Though the drops are controlled, this doesn’t make the ride predictable because Tower of Terror has the unique ability of being able to think for itself…to a certain degree at least. While there will always be at least one half drop of about 45 feet, one full drop of about 90 feet, and the doors opening to give riders a brief but breathtaking birds-eye view of Hollywood Studios, the drop and rise pattern is otherwise random.
Not knowing exactly what to expect might be scary, but the general estimate is that the ride drops anywhere from three to eight times from varying heights never exceeding 90 feet.
Tips for Easing Your Tower of Terror Ride Anxiety
If you are still quite nervous about riding the Tower, just look around, you—you are not alone! There are likely quite a lot of new riders amongst you, ranging in age from kids to maybe even senior citizens.
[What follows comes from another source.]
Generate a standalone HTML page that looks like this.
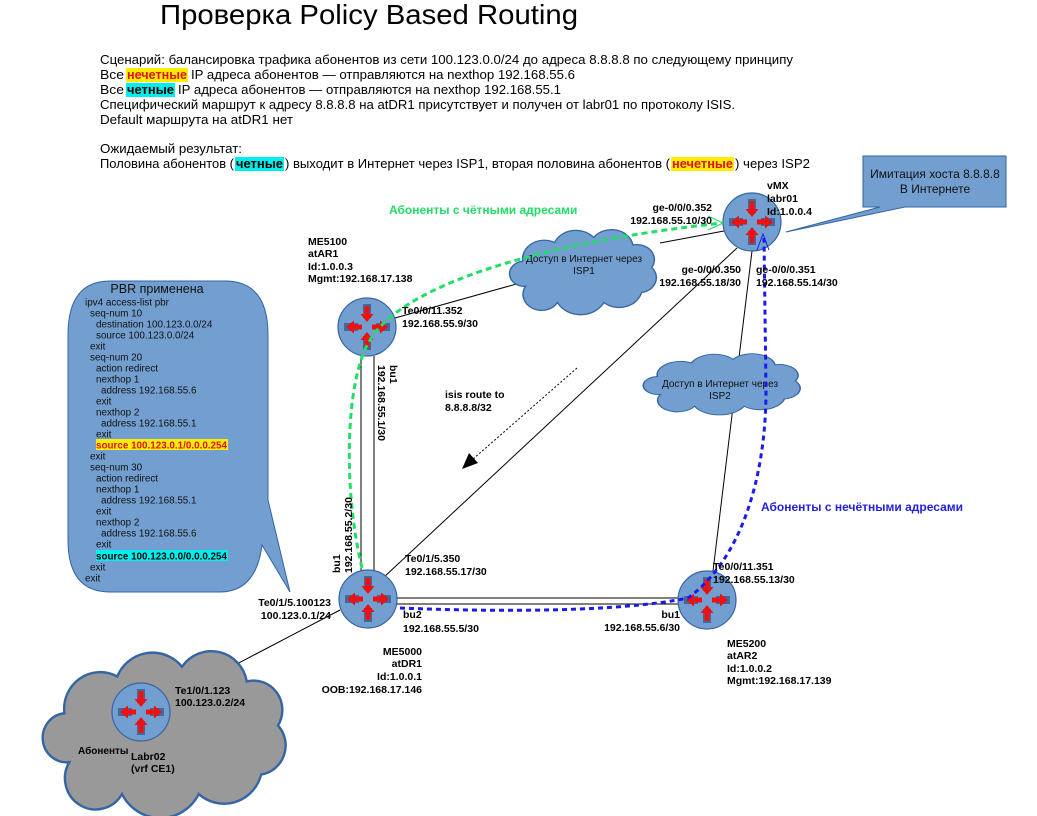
<!DOCTYPE html>
<html><head><meta charset="utf-8"><style>
html,body{margin:0;padding:0;background:#fff;}
svg{display:block;font-family:"Liberation Sans","DejaVu Sans",sans-serif;}
.b{font-weight:bold;font-size:10.5px;fill:#000;}
.p{font-size:9.9px;fill:#111;}
.s{font-size:13px;fill:#000;}
</style></head><body>
<svg width="1037" height="816" viewBox="0 0 1037 816" xmlns="http://www.w3.org/2000/svg">
<defs>
<path id="cl" d="M8,45 A10,10 0 0 1 6,25 A15,15 0 0 1 28,10 A16,16 0 0 1 55,6 A15,15 0 0 1 82,12 A12,12 0 0 1 95,30 A12,12 0 0 1 88,50 A16,16 0 0 1 62,58 A18,18 0 0 1 30,58 A12,12 0 0 1 8,45 Z"/>
<g id="rt">
<circle r="29" fill="#729fcf" stroke="#3465a4" stroke-width="1.2"/>
<g fill="#3f6aa0">
<rect x="-4" y="-23" width="8" height="14"/><rect x="-4" y="9" width="8" height="14"/>
<rect x="-23" y="-4" width="14" height="8"/><rect x="9" y="-4" width="14" height="8"/>
</g>
<g fill="#ee1111">
<rect x="-2.5" y="-21" width="5" height="9"/><polygon points="-6.5,-13 6.5,-13 0,-5"/>
<rect x="-2.5" y="12" width="5" height="9"/><polygon points="-6.5,13 6.5,13 0,5"/>
<rect x="-13" y="-2.5" width="8" height="5"/><polygon points="-13,-6.5 -13,6.5 -21,0"/>
<rect x="5" y="-2.5" width="8" height="5"/><polygon points="13,-6.5 13,6.5 21,0"/>
</g>
</g>
</defs>

<text x="160" y="24" font-size="28" textLength="418" lengthAdjust="spacingAndGlyphs">Проверка Policy Based Routing</text>
<text class="s" x="100" y="64" textLength="693" lengthAdjust="spacingAndGlyphs">Сценарий: балансировка трафика абонентов из сети 100.123.0.0/24  до адреса 8.8.8.8 по следующему принципу</text>
<text class="s" x="100" y="79" textLength="24" lengthAdjust="spacingAndGlyphs">Все</text>
<rect x="126" y="68" width="62" height="14" fill="#ffee00"/>
<text class="s" x="127" y="79" font-weight="bold" style="fill:#dd1111" textLength="60" lengthAdjust="spacingAndGlyphs">нечетные</text>
<text class="s" x="191" y="79" textLength="384" lengthAdjust="spacingAndGlyphs">IP адреса абонентов — отправляются на nexthop 192.168.55.6</text>
<text class="s" x="100" y="94" textLength="24" lengthAdjust="spacingAndGlyphs">Все</text>
<rect x="126" y="83" width="49" height="14" fill="#00eeee"/>
<text class="s" x="127" y="94" font-weight="bold" textLength="47" lengthAdjust="spacingAndGlyphs">четные</text>
<text class="s" x="178" y="94" textLength="383" lengthAdjust="spacingAndGlyphs">IP адреса абонентов — отправляются на nexthop 192.168.55.1</text>
<text class="s" x="100" y="109" textLength="635" lengthAdjust="spacingAndGlyphs">Специфический маршрут к адресу 8.8.8.8 на atDR1 присутствует и получен от labr01 по протоколу ISIS.</text>
<text class="s" x="100" y="124" textLength="193" lengthAdjust="spacingAndGlyphs">Default маршрута  на atDR1 нет</text>
<text class="s" x="100" y="153" textLength="142" lengthAdjust="spacingAndGlyphs">Ожидаемый результат:</text>
<text class="s" x="100" y="168" textLength="134" lengthAdjust="spacingAndGlyphs">Половина абонентов (</text>
<rect x="235" y="157" width="49" height="14" fill="#00eeee"/>
<text class="s" x="236" y="168" font-weight="bold" textLength="47" lengthAdjust="spacingAndGlyphs">четные</text>
<text class="s" x="285" y="168" textLength="385" lengthAdjust="spacingAndGlyphs">) выходит в Интернет через ISP1, вторая половина абонентов (</text>
<rect x="671" y="157" width="63" height="14" fill="#ffee00"/>
<text class="s" x="672" y="168" font-weight="bold" style="fill:#dd1111" textLength="61" lengthAdjust="spacingAndGlyphs">нечетные</text>
<text class="s" x="735" y="168" textLength="75" lengthAdjust="spacingAndGlyphs">) через ISP2</text>

<g stroke="#000" stroke-width="1" fill="none">
<line x1="361" y1="356" x2="361" y2="571"/><line x1="374" y1="356" x2="374" y2="571"/>
<line x1="397" y1="598" x2="680" y2="598"/><line x1="397" y1="604" x2="680" y2="604"/>
<line x1="395" y1="318" x2="520" y2="283"/>
<line x1="660" y1="243" x2="724" y2="231"/>
<line x1="737" y1="248" x2="383" y2="578"/>
<line x1="752" y1="251" x2="713" y2="571"/>
<line x1="168" y1="700" x2="340" y2="610"/>
</g>

<use href="#cl" transform="translate(514,230) scale(1.45,1.25)" fill="#729fcf" stroke="#3465a4" stroke-width="1" vector-effect="non-scaling-stroke"/>
<use href="#cl" transform="translate(648,354) scale(1.55,0.9)" fill="#729fcf" stroke="#3465a4" stroke-width="1" vector-effect="non-scaling-stroke"/>
<use href="#cl" transform="translate(50,652) scale(2.4,2.45)" fill="#999999" stroke="#3465a4" stroke-width="1" vector-effect="non-scaling-stroke"/>
<text x="584" y="262" font-size="10" text-anchor="middle" fill="#111">Доступ в Интернет через</text>
<text x="584" y="274" font-size="10" text-anchor="middle" fill="#111">ISP1</text>
<text x="720" y="387" font-size="10" text-anchor="middle" fill="#111">Доступ в Интернет через</text>
<text x="720" y="399" font-size="10" text-anchor="middle" fill="#111">ISP2</text>

<use href="#rt" x="367" y="327"/>
<use href="#rt" x="752" y="222"/>
<use href="#rt" x="368" y="599"/>
<use href="#rt" x="707" y="600"/>
<use href="#rt" x="141" y="712"/>

<path d="M110,281 H225 Q268,281 268,335 V500 L290,592 L262,545 Q256,592 220,592 H110 Q68,592 68,540 V335 Q68,281 110,281 Z" fill="#729fcf" stroke="#3465a4" stroke-width="1"/>
<text x="157" y="293" font-size="12.5" text-anchor="middle" fill="#111">PBR применена</text>
<g class="p">
<text x="85" y="305.5">ipv4 access-list pbr</text>
<text x="90" y="316.5">seq-num 10</text>
<text x="96" y="327.5">destination 100.123.0.0/24</text>
<text x="96" y="338.5">source 100.123.0.0/24</text>
<text x="90" y="349.5">exit</text>
<text x="90" y="360.5">seq-num 20</text>
<text x="96" y="371.5">action redirect</text>
<text x="96" y="382.5">nexthop 1</text>
<text x="101" y="393.5">address 192.168.55.6</text>
<text x="96" y="404.5">exit</text>
<text x="96" y="415.5">nexthop 2</text>
<text x="101" y="426.5">address 192.168.55.1</text>
<text x="96" y="437.5">exit</text>
<rect x="96" y="439" width="132" height="11" fill="#ffee00"/>
<text x="96" y="448.5" font-weight="bold" style="fill:#dd1111" textLength="131" lengthAdjust="spacingAndGlyphs">source 100.123.0.1/0.0.0.254</text>
<text x="90" y="459.5">exit</text>
<text x="90" y="470.5">seq-num 30</text>
<text x="96" y="481.5">action redirect</text>
<text x="96" y="492.5">nexthop 1</text>
<text x="101" y="503.5">address 192.168.55.1</text>
<text x="96" y="514.5">exit</text>
<text x="96" y="525.5">nexthop 2</text>
<text x="101" y="536.5">address 192.168.55.6</text>
<text x="96" y="547.5">exit</text>
<rect x="96" y="550" width="132" height="11" fill="#00eeee"/>
<text x="96" y="559.5" font-weight="bold" style="fill:#000" textLength="131" lengthAdjust="spacingAndGlyphs">source 100.123.0.0/0.0.0.254</text>
<text x="90" y="570.5">exit</text>
<text x="85" y="581.5">exit</text>
</g>

<path d="M863,156 H1006 V207 H905 L786,232 L880,207 H863 Z" fill="#729fcf" stroke="#3465a4" stroke-width="1"/>
<text x="935" y="178" font-size="12" text-anchor="middle" fill="#111">Имитация хоста 8.8.8.8</text>
<text x="935" y="193" font-size="12" text-anchor="middle" fill="#111">В Интернете</text>

<path d="M362,568 C343,490 345,380 370,340 C400,290 520,245 722,223" fill="none" stroke="#22dd66" stroke-width="3" stroke-dasharray="6,4"/>
<polyline points="708,216 723,223 708,230" fill="none" stroke="#22dd66" stroke-width="1"/>
<path d="M400,608 C500,612 620,612 688,598 C740,560 766,480 766,390 L764,238" fill="none" stroke="#1a1aee" stroke-width="3" stroke-dasharray="5,4"/>
<polyline points="757,250 763,234 769,250" fill="none" stroke="#1a1aee" stroke-width="1"/>

<line x1="577" y1="368" x2="472" y2="460" stroke="#000" stroke-width="1" stroke-dasharray="2,2"/>
<polygon points="462,469 469,453 478,463" fill="#000"/>

<text x="389" y="214" font-size="12" font-weight="bold" fill="#22dd66">Абоненты с чётными адресами</text>
<text x="761" y="511" font-size="12" font-weight="bold" fill="#2222dd">Абоненты с нечётными адресами</text>
<g class="b">
<text x="308" y="245">ME5100</text><text x="308" y="257">atAR1</text><text x="308" y="270">Id:1.0.0.3</text><text x="308" y="282">Mgmt:192.168.17.138</text>
<text x="402" y="314">Te0/0/11.352</text><text x="402" y="327">192.168.55.9/30</text>
<text x="767" y="189">vMX</text><text x="767" y="202">labr01</text><text x="767" y="215">Id:1.0.0.4</text>
<text x="712" y="211" text-anchor="end">ge-0/0/0.352</text><text x="712" y="224" text-anchor="end">192.168.55.10/30</text>
<text x="741" y="273" text-anchor="end">ge-0/0/0.350</text><text x="741" y="286" text-anchor="end">192.168.55.18/30</text>
<text x="756" y="273">ge-0/0/0.351</text><text x="756" y="286">192.168.55.14/30</text>
<text x="445" y="398">isis route to</text><text x="445" y="411">8.8.8.8/32</text>
<text transform="translate(390,365) rotate(90)">bu1</text>
<text transform="translate(378,365) rotate(90)">192.168.55.1/30</text>
<text transform="translate(340,573) rotate(-90)">bu1</text>
<text transform="translate(352,573) rotate(-90)">192.168.55.2/30</text>
<text x="405" y="562">Te0/1/5.350</text><text x="405" y="575">192.168.55.17/30</text>
<text x="331" y="606" text-anchor="end">Te0/1/5.100123</text><text x="331" y="619" text-anchor="end">100.123.0.1/24</text>
<text x="403" y="618">bu2</text><text x="403" y="632">192.168.55.5/30</text>
<text x="422" y="655" text-anchor="end">ME5000</text><text x="422" y="667" text-anchor="end">atDR1</text><text x="422" y="680" text-anchor="end">Id:1.0.0.1</text><text x="422" y="693" text-anchor="end">OOB:192.168.17.146</text>
<text x="680" y="618" text-anchor="end">bu1</text><text x="680" y="631" text-anchor="end">192.168.55.6/30</text>
<text x="713" y="570">Te0/0/11.351</text><text x="713" y="583">192.168.55.13/30</text>
<text x="727" y="647">ME5200</text><text x="727" y="659">atAR2</text><text x="727" y="672">Id:1.0.0.2</text><text x="727" y="684">Mgmt:192.168.17.139</text>
<text x="175" y="694">Te1/0/1.123</text><text x="175" y="706">100.123.0.2/24</text>
<text x="78" y="754" font-size="10">Абоненты</text>
<text x="131" y="760">Labr02</text><text x="131" y="772">(vrf CE1)</text>
</g>
</svg>
</body></html>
If you’re really worried about the ride, try focusing on other people’s reactions to the attraction when you’re in the elevator with them. It might be hard to do this, but if you can remember to do so, you’ll realize most of the people are having a ton of fun—even when they’re screaming. In general, I feel that people’s reactions to any attraction ease my nerves.
So How Scary is Tower of Terror?
While I feel this ride is a classic, I can recognize that it’s not for everyone. With a largely unpredictable drop pattern, very little light, and the continuous switch between being lifted out of your seat and being shoved back into it, Disney’s Twilight Zone Tower of Terror can be absolutely frightening for some small children.
If you’re a theme park thrill seeker of any age, however, this could be the greatest ride of your life. Children are able to board the ride so long as they meet the height requirement, but the choice to ride is ultimately that of the individual rider.
While I myself have been a fan of the attraction since I was a kid and have never once found it the least bit scary or intimidating (I rode it back-to-back when I was just eight-years-old), I have known both children and adults who felt the Tower of Terror is just too much for them.
So it the Tower of Terror scary? Well, yes it certainly can be. But, there’s actually some good news here too, because this attraction has what’s commonly referred to as a “chicken exit” in the boiler room. Just find the nearest cast member and let them know so they can direct you to the exit.